On this point we can happily agree. The damaging consequence of allowing BA-AA to drive the bilateral talks was that it allowed the US government to dodge the fundamental issues that stand in the way of genuine open skies - namely the protec-tionist barriers used to give US airlines a competitive edge.

The chief US negotiator also attacked the "Byzantine restrictions" and "archaic and antiquated rules" that restrict air services between the UK and US. We agree with him. But the impression he would like to create is that the UK is hiding behind these restrictions and rules. This is not the case - at least, as far as I am concerned.

Virgin is trying to exercise the rights it has under the existing air services agreement to launch a new service to Chicago. However, it is in danger of being blocked not by the UK government but by the hysterical protests of United Airlines who would face real competition on the route for the first time.

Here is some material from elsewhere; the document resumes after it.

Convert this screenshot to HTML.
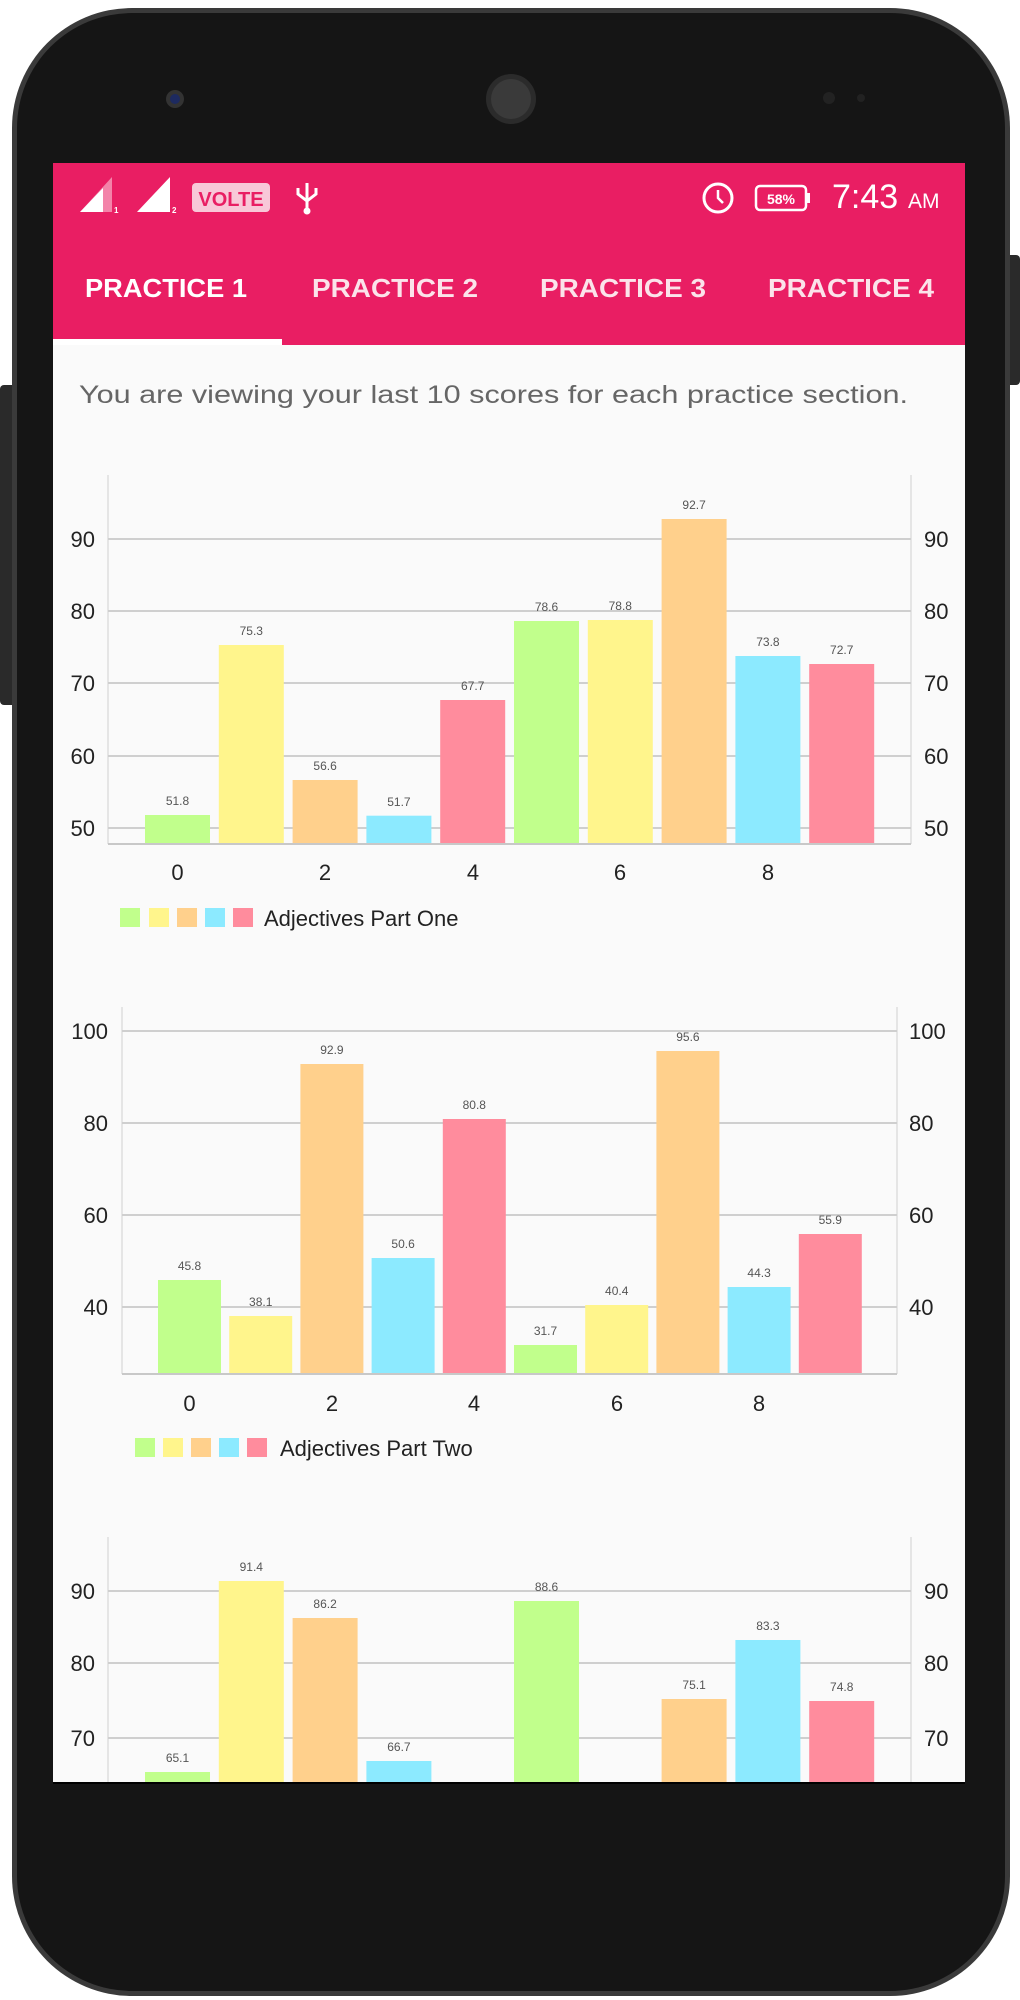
<!DOCTYPE html>
<html><head><meta charset="utf-8"><style>
html,body{margin:0;padding:0;background:#fff;width:1020px;height:2000px;overflow:hidden}
svg{display:block}
text{font-family:"Liberation Sans",sans-serif}
</style></head><body>
<svg width="1020" height="2000" viewBox="0 0 1020 2000" xmlns="http://www.w3.org/2000/svg">
<!-- side buttons -->
<rect x="1004" y="255" width="16" height="130" rx="4" fill="#2a2a2a"/>
<rect x="0" y="385" width="18" height="320" rx="4" fill="#2a2a2a"/>
<!-- body -->
<rect x="12" y="8" width="998" height="1988" rx="120" fill="#3a3a3a"/>
<rect x="17" y="13" width="988" height="1978" rx="115" fill="#151515"/>
<!-- camera, speaker, sensors -->
<circle cx="175" cy="99" r="9" fill="#333"/><circle cx="175" cy="99" r="5" fill="#1d2a60"/>
<circle cx="511" cy="99" r="25" fill="#2b2b2b"/><circle cx="511" cy="99" r="20" fill="#3a3a3a"/>
<circle cx="829" cy="98" r="6" fill="#222"/><circle cx="861" cy="98" r="4" fill="#222"/>
<!-- screen -->
<rect x="53" y="163" width="912" height="1619" fill="#fafafa"/>
<rect x="53" y="163" width="912" height="182" fill="#e91e63"/>
<rect x="53" y="339" width="229" height="6" fill="#fff"/>
<!-- status icons -->
<polygon points="80,212 112,212 112,177" fill="#fff" opacity="0.45"/>
<polygon points="80,212 103,212 103,188" fill="#fff"/>
<text x="114" y="213" font-size="8" fill="#fff" font-weight="bold">1</text>
<polygon points="137,212 170,212 170,177" fill="#fff"/>
<text x="172" y="213" font-size="8" fill="#fff" font-weight="bold">2</text>
<rect x="192" y="183" width="78" height="29" rx="4" fill="#f8c8d8"/>
<text x="231" y="206" font-size="20" font-weight="bold" fill="#e91e63" text-anchor="middle">VOLTE</text>
<g stroke="#fff" stroke-width="3" fill="none"><line x1="307" y1="183" x2="307" y2="210"/><path d="M298,188 v6 l9,7 l9,-7 v-6"/></g>
<circle cx="307" cy="211" r="3.5" fill="#fff"/>
<circle cx="718" cy="198" r="14" fill="none" stroke="#fff" stroke-width="3"/>
<path d="M718,190 v8 l5,5" stroke="#fff" stroke-width="2.5" fill="none"/>
<rect x="756" y="186" width="50" height="24" rx="4" fill="none" stroke="#fff" stroke-width="2.5"/>
<rect x="806" y="193" width="4" height="10" fill="#fff"/>
<text x="781" y="204" font-size="14" font-weight="bold" fill="#fff" text-anchor="middle">58%</text>
<text x="832" y="208" font-size="34" fill="#fff">7:43</text>
<text x="908" y="208" font-size="21" fill="#fff">AM</text>
<!-- tabs -->
<g font-size="26" font-weight="bold" fill="#fff">
<text x="85" y="297" textLength="162" lengthAdjust="spacingAndGlyphs">PRACTICE 1</text>
<text x="312" y="297" textLength="166" lengthAdjust="spacingAndGlyphs" fill="#fbe3ea">PRACTICE 2</text>
<text x="540" y="297" textLength="166" lengthAdjust="spacingAndGlyphs" fill="#fbe3ea">PRACTICE 3</text>
<text x="768" y="297" textLength="166" lengthAdjust="spacingAndGlyphs" fill="#fbe3ea">PRACTICE 4</text>
</g>
<text x="79" y="403" font-size="25" fill="#666" textLength="829" lengthAdjust="spacingAndGlyphs">You are viewing your last 10 scores for each practice section.</text>

<!-- CHART 1 -->
<g stroke="#d0d0d0" stroke-width="1"><line x1="108" y1="475" x2="108" y2="844"/><line x1="911" y1="475" x2="911" y2="844"/></g>
<g stroke="#cfcfcf" stroke-width="2">
<line x1="108" y1="539" x2="911" y2="539"/><line x1="108" y1="611" x2="911" y2="611"/><line x1="108" y1="683" x2="911" y2="683"/><line x1="108" y1="756" x2="911" y2="756"/><line x1="108" y1="828" x2="911" y2="828"/>
</g>
<g>
<rect x="145" y="815" width="65" height="29" fill="#c1ff8c"/>
<rect x="218.8" y="645" width="65" height="199" fill="#fff58c"/>
<rect x="292.6" y="780" width="65" height="64" fill="#ffd08c"/>
<rect x="366.4" y="815.7" width="65" height="28.3" fill="#8ceaff"/>
<rect x="440.2" y="700" width="65" height="144" fill="#ff8c9d"/>
<rect x="514" y="621" width="65" height="223" fill="#c1ff8c"/>
<rect x="587.8" y="620" width="65" height="224" fill="#fff58c"/>
<rect x="661.6" y="519" width="65" height="325" fill="#ffd08c"/>
<rect x="735.4" y="656" width="65" height="188" fill="#8ceaff"/>
<rect x="809.2" y="664" width="65" height="180" fill="#ff8c9d"/>
</g>
<line x1="108" y1="844" x2="911" y2="844" stroke="#c8c8c8" stroke-width="2"/>
<g font-size="12" fill="#555" text-anchor="middle">
<text x="177.5" y="805">51.8</text><text x="251.3" y="635">75.3</text><text x="325.1" y="770">56.6</text><text x="398.9" y="806">51.7</text><text x="472.7" y="690">67.7</text><text x="546.5" y="611">78.6</text><text x="620.3" y="610">78.8</text><text x="694.1" y="509">92.7</text><text x="767.9" y="646">73.8</text><text x="841.7" y="654">72.7</text>
</g>
<g font-size="22" fill="#222">
<g text-anchor="end"><text x="95" y="547">90</text><text x="95" y="619">80</text><text x="95" y="691">70</text><text x="95" y="764">60</text><text x="95" y="836">50</text></g>
<text x="924" y="547">90</text><text x="924" y="619">80</text><text x="924" y="691">70</text><text x="924" y="764">60</text><text x="924" y="836">50</text>
<g text-anchor="middle"><text x="177.5" y="880">0</text><text x="325" y="880">2</text><text x="473" y="880">4</text><text x="620" y="880">6</text><text x="768" y="880">8</text></g>
</g>
<rect x="120" y="908" width="20" height="19" fill="#c1ff8c"/><rect x="149" y="908" width="20" height="19" fill="#fff58c"/><rect x="177" y="908" width="20" height="19" fill="#ffd08c"/><rect x="205" y="908" width="20" height="19" fill="#8ceaff"/><rect x="233" y="908" width="20" height="19" fill="#ff8c9d"/>
<text x="264" y="926" font-size="22" fill="#222">Adjectives Part One</text>

<!-- CHART 2 -->
<g stroke="#d0d0d0" stroke-width="1"><line x1="122" y1="1007" x2="122" y2="1374"/><line x1="897" y1="1007" x2="897" y2="1374"/></g>
<g stroke="#cfcfcf" stroke-width="2">
<line x1="122" y1="1031" x2="897" y2="1031"/><line x1="122" y1="1123" x2="897" y2="1123"/><line x1="122" y1="1215" x2="897" y2="1215"/><line x1="122" y1="1307" x2="897" y2="1307"/>
</g>
<g>
<rect x="158" y="1280" width="63" height="94" fill="#c1ff8c"/>
<rect x="229.2" y="1316" width="63" height="58" fill="#fff58c"/>
<rect x="300.4" y="1064" width="63" height="310" fill="#ffd08c"/>
<rect x="371.6" y="1258" width="63" height="116" fill="#8ceaff"/>
<rect x="442.8" y="1119" width="63" height="255" fill="#ff8c9d"/>
<rect x="514" y="1345" width="63" height="29" fill="#c1ff8c"/>
<rect x="585.2" y="1305" width="63" height="69" fill="#fff58c"/>
<rect x="656.4" y="1051" width="63" height="323" fill="#ffd08c"/>
<rect x="727.6" y="1287" width="63" height="87" fill="#8ceaff"/>
<rect x="798.8" y="1234" width="63" height="140" fill="#ff8c9d"/>
</g>
<line x1="122" y1="1374" x2="897" y2="1374" stroke="#c8c8c8" stroke-width="2"/>
<g font-size="12" fill="#555" text-anchor="middle">
<text x="189.5" y="1270">45.8</text><text x="260.7" y="1306">38.1</text><text x="331.9" y="1054">92.9</text><text x="403.1" y="1248">50.6</text><text x="474.3" y="1109">80.8</text><text x="545.5" y="1335">31.7</text><text x="616.7" y="1295">40.4</text><text x="687.9" y="1041">95.6</text><text x="759.1" y="1277">44.3</text><text x="830.3" y="1224">55.9</text>
</g>
<g font-size="22" fill="#222">
<g text-anchor="end"><text x="108" y="1039">100</text><text x="108" y="1131">80</text><text x="108" y="1223">60</text><text x="108" y="1315">40</text></g>
<text x="909" y="1039">100</text><text x="909" y="1131">80</text><text x="909" y="1223">60</text><text x="909" y="1315">40</text>
<g text-anchor="middle"><text x="189.5" y="1411">0</text><text x="332" y="1411">2</text><text x="474" y="1411">4</text><text x="617" y="1411">6</text><text x="759" y="1411">8</text></g>
</g>
<rect x="135" y="1438" width="20" height="19" fill="#c1ff8c"/><rect x="163" y="1438" width="20" height="19" fill="#fff58c"/><rect x="191" y="1438" width="20" height="19" fill="#ffd08c"/><rect x="219" y="1438" width="20" height="19" fill="#8ceaff"/><rect x="247" y="1438" width="20" height="19" fill="#ff8c9d"/>
<text x="280" y="1456" font-size="22" fill="#222">Adjectives Part Two</text>

<!-- CHART 3 -->
<g stroke="#d0d0d0" stroke-width="1"><line x1="108" y1="1537" x2="108" y2="1782"/><line x1="911" y1="1537" x2="911" y2="1782"/></g>
<g stroke="#cfcfcf" stroke-width="2">
<line x1="108" y1="1591" x2="911" y2="1591"/><line x1="108" y1="1663" x2="911" y2="1663"/><line x1="108" y1="1738" x2="911" y2="1738"/>
</g>
<g>
<rect x="145" y="1772" width="65" height="10" fill="#c1ff8c"/>
<rect x="218.8" y="1581" width="65" height="201" fill="#fff58c"/>
<rect x="292.6" y="1618" width="65" height="164" fill="#ffd08c"/>
<rect x="366.4" y="1761" width="65" height="21" fill="#8ceaff"/>
<rect x="514" y="1601" width="65" height="181" fill="#c1ff8c"/>
<rect x="661.6" y="1699" width="65" height="83" fill="#ffd08c"/>
<rect x="735.4" y="1640" width="65" height="142" fill="#8ceaff"/>
<rect x="809.2" y="1701" width="65" height="81" fill="#ff8c9d"/>
</g>
<g font-size="12" fill="#555" text-anchor="middle">
<text x="177.5" y="1762">65.1</text><text x="251.3" y="1571">91.4</text><text x="325.1" y="1608">86.2</text><text x="398.9" y="1751">66.7</text><text x="546.5" y="1591">88.6</text><text x="694.1" y="1689">75.1</text><text x="767.9" y="1630">83.3</text><text x="841.7" y="1691">74.8</text>
</g>
<g font-size="22" fill="#222">
<g text-anchor="end"><text x="95" y="1599">90</text><text x="95" y="1671">80</text><text x="95" y="1746">70</text></g>
<text x="924" y="1599">90</text><text x="924" y="1671">80</text><text x="924" y="1746">70</text>
</g>
<rect x="53" y="1782" width="912" height="2" fill="#000"/>
</svg>
</body></html>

At the governmental level, the reality is that the UK's restrictions are nothing compared with those in the US. US airlines are allowed to carry the passengers and cargo of the UK government and its contractors. UK airlines are not permitted to carry the US equivalents. US interests can own up to 49 per cent of any European airline. UK airlines can't own more than 25 per cent of a US airline. UK restrictions on the air-cargo trade pale when compared with those imposed by the US on British carriers. In a truly competitive world, the barriers which the US supports would not exist - and former state-owned airlines would not be allowed to keep forever the resource of airport slots which governments gifted them.

Sadly, it has become a bit of an "us and them" situation with Virgin and BA, with both sides trying to outdo the other in blame for lack of progress. The best way out of this morass is for both sides to agree a basic free trade deal in aviation between the two countries with complete reciprocity.

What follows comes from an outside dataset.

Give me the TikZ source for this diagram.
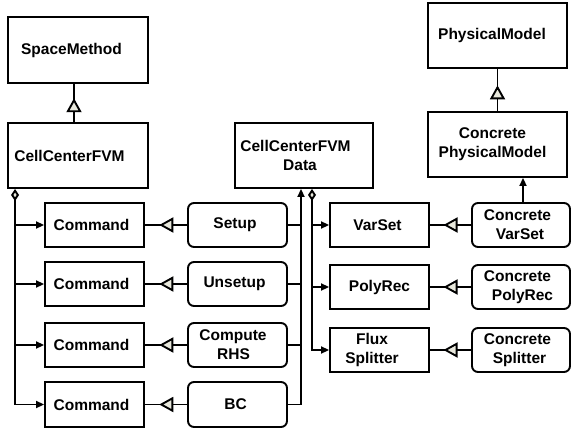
\documentclass[tikz,border=0pt]{standalone}
\usepackage{fontspec}
\setmainfont{Liberation Sans}
\usetikzlibrary{arrows.meta,decorations.markings,calc}
\definecolor{trifill}{RGB}{232,232,220}
\begin{document}
\begin{tikzpicture}[x=1pt,y=-1pt,
  box/.style={draw, line width=1.9pt, inner sep=0pt, align=center,
    font=\bfseries\fontsize{15.5}{19}\selectfont},
  rbox/.style={box, rounded corners=6pt},
  big/.style={minimum width=140pt, minimum height=65pt},
  small/.style={minimum width=99pt, minimum height=44pt},
  conn/.style={line width=1.9pt},
  fa/.style={-{Triangle[length=8pt,width=7pt]}},
  dfa/.style={{Diamond[length=12pt,width=8pt,fill=trifill]}-{Triangle[length=8pt,width=7pt]}},
  inh/.style={postaction={decorate}, decoration={markings,
    mark=at position #1 with {\arrow{Triangle[length=14pt,width=15pt,fill=trifill]}}}}
]
\useasboundingbox (0,0) rectangle (575,433);

% top level boxes
\node[box, big, minimum height=66pt] (sm) at (78,50) {SpaceMethod\kern13pt};
\node[box, big] (ccfvm) at (78,155.5) {CellCenterFVM\kern17pt};
\node[box, big, minimum width=138pt] (ccfd) at (304,155.5) {CellCenterFVM\kern17pt\\Data\kern8pt};
\node[box, big, minimum width=139pt] (pm) at (497.5,35.5) {PhysicalModel\kern11pt};
\node[box, big, minimum width=139pt] (cpm) at (497.5,144.5) {Concrete\kern10pt\\PhysicalModel\kern10pt};

% commands
\node[box, small] (cmd1) at (94.5,225) {Command\kern6pt};
\node[box, small] (cmd2) at (94.5,284) {Command\kern6pt};
\node[box, small] (cmd3) at (94.5,345) {Command\kern6pt};
\node[box, small, minimum height=45pt] (cmd4) at (94.5,404.5) {Command\kern6pt};

\node[rbox, small] (setup) at (237.5,225) {Setup\kern5pt};
\node[rbox, small] (unsetup) at (237.5,284) {Unsetup\kern6pt};
\node[rbox, small] (crhs) at (237.5,345) {Compute\kern9pt\\RHS\kern8pt};
\node[rbox, small, minimum height=45pt] (bc) at (237.5,404.5) {BC\kern4pt};

% strategies
\node[box, small] (varset) at (379.5,225) {VarSet\kern4pt};
\node[box, small] (polyrec) at (379.5,287) {PolyRec};
\node[box, small] (flux) at (379.5,350) {Flux\kern15pt\\Splitter\kern15pt};

\node[rbox, small, minimum width=98pt] (cvarset) at (521,225) {Concrete\kern7pt\\VarSet\kern2pt};
\node[rbox, small, minimum width=98pt] (cpolyrec) at (521,287) {Concrete\kern7pt\\\kern3pt PolyRec};
\node[rbox, small, minimum width=98pt] (csplit) at (521,350) {Concrete\kern7pt\\Splitter\kern3pt};

% inheritance
\coordinate (inhA) at ($(ccfvm.north)+(-4,0)$);
\draw[conn, inh=0.625] (inhA) -- (inhA |- sm.south);
\draw[conn, inh=0.61] (cpm.north) -- (pm.south);
\draw[conn, inh=0.66] (setup.west) -- (cmd1.east);
\draw[conn, inh=0.66] (unsetup.west) -- (cmd2.east);
\draw[conn, inh=0.66] (crhs.west) -- (cmd3.east);
\draw[conn, inh=0.66] (bc.west) -- (cmd4.east);
\draw[conn, inh=0.67] (cvarset.west) -- (varset.east);
\draw[conn, inh=0.67] (cpolyrec.west) -- (polyrec.east);
\draw[conn, inh=0.67] (csplit.west) -- (flux.east);

% concrete varset -> concrete physical model
\coordinate (cvtop) at ($(cvarset.north)+(2,0)$);
\draw[conn, fa] (cvtop) -- (cvtop |- cpm.south);

% left bus
\coordinate (busL) at ($(ccfvm.south west)+(8,0)$);
\draw[conn, dfa] (busL) |- (cmd4.west);
\draw[conn, fa] (busL |- cmd1.west) -- (cmd1.west);
\draw[conn, fa] (busL |- cmd2.west) -- (cmd2.west);
\draw[conn, fa] (busL |- cmd3.west) -- (cmd3.west);

% middle bus
\coordinate (busM) at ($(ccfd.south)+(-3,0)$);
\draw[conn, fa] (bc.east) -| (busM);
\draw[conn] (setup.east) -- (setup.east -| busM);
\draw[conn] (unsetup.east) -- (unsetup.east -| busM);
\draw[conn] (crhs.east) -- (crhs.east -| busM);

% right bus
\coordinate (busR) at ($(ccfd.south)+(8,0)$);
\draw[conn, dfa] (busR) |- (flux.west);
\draw[conn, fa] (busR |- varset.west) -- (varset.west);
\draw[conn, fa] (busR |- polyrec.west) -- (polyrec.west);
\end{tikzpicture}
\end{document}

If US interests can buy 49 per cent of our airlines, we should be allowed to buy 49 per cent of theirs. If our government officials and contractors are free to choose any airline on the basis of price, so the same should be true of theirs. If their carriers can fly onwards to Europe from the Heathrow gateway so should ours be allowed to fly on to other US domestic destinations. If there wasn't the complication of BA and AA's attempt at a monopoly I think these things could be achieved.

In John Prescott Britain has a formidable negotiator. The UK is the world's strongest aviation nation after the US. It does not have to accept the unfavourable terms which the US has traditionally forced upon other less powerful nations. Given the right negotiating tactics, and the prize of access for US carriers to Heathrow and beyond, and given the removal of the BA-AA millstone, the British govern-ment could make progress with the US on all these issues.